Your function should look like this:
def get_group(row):
stores = row['store']
to_return='Others'
if ('Blue' in stores): to_return='Blue'
elif ('Yellow' in stores): to_return='Yellow'
elif ('Green' in stores): to_return='Green'
elif ('Red' in stores): to_return='Red'
elif ('Purple' in stores): to_return='Purple'
elif ('Pink' in stores): to_return='Pink'
elif ('Orange' in stores): to_return='Orange'
return(to_return)
Be aware that this function is sensitive to the case, so it will not detect 'blue' with a lowercase for instance, but only 'Blue'.
If you want to make your function case-insensitive, you have to transform all your strings into lowercase for instance: if ('blue' in stores.lower())
CodePudding user response:
There's two things you need to fix:
- Your if-statements are returning a boolean series that have an ambiguous truth value. In other words, a combination of True and False is being returned for the values of the boolean series and Python doesn't know which of these values to use.

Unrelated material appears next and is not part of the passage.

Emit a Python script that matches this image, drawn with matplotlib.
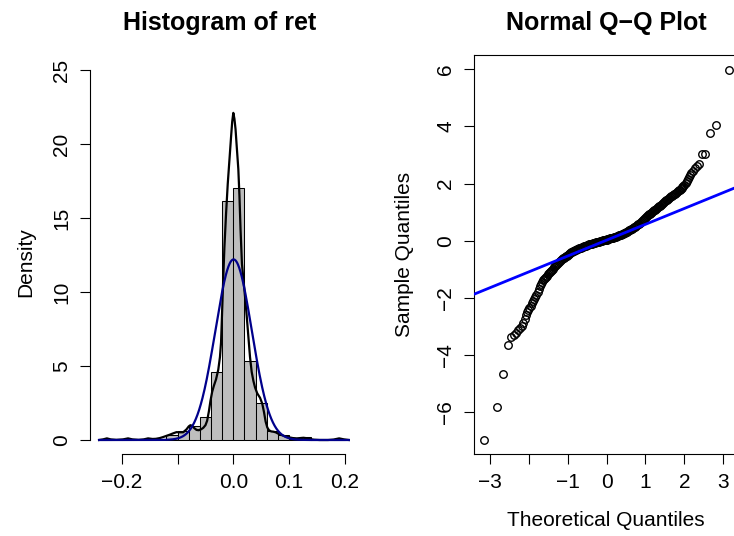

One way to obtain a single truth value is by using .any() to return True if any of the values are True.
- You need to add a return statement for the strings
With that being said, the following should work:
def get_group(row):
stores = pd.Series(row['store'])
if stores.str.contains('Blue').any(): return 'Blue'
elif stores.str.contains('Yellow').any(): return 'Yellow'
elif stores.str.contains('Green').any(): return 'Green'
elif stores.str.contains('Red').any(): return 'Red'
elif stores.str.contains('Purple').any(): return 'Purple'
elif stores.str.contains('Pink').any(): return 'Pink'
elif stores.str.contains('Orange').any(): return 'Orange'
else: return 'Others'
db['group'] = db.apply(lambda row: get_group(row), axis=1)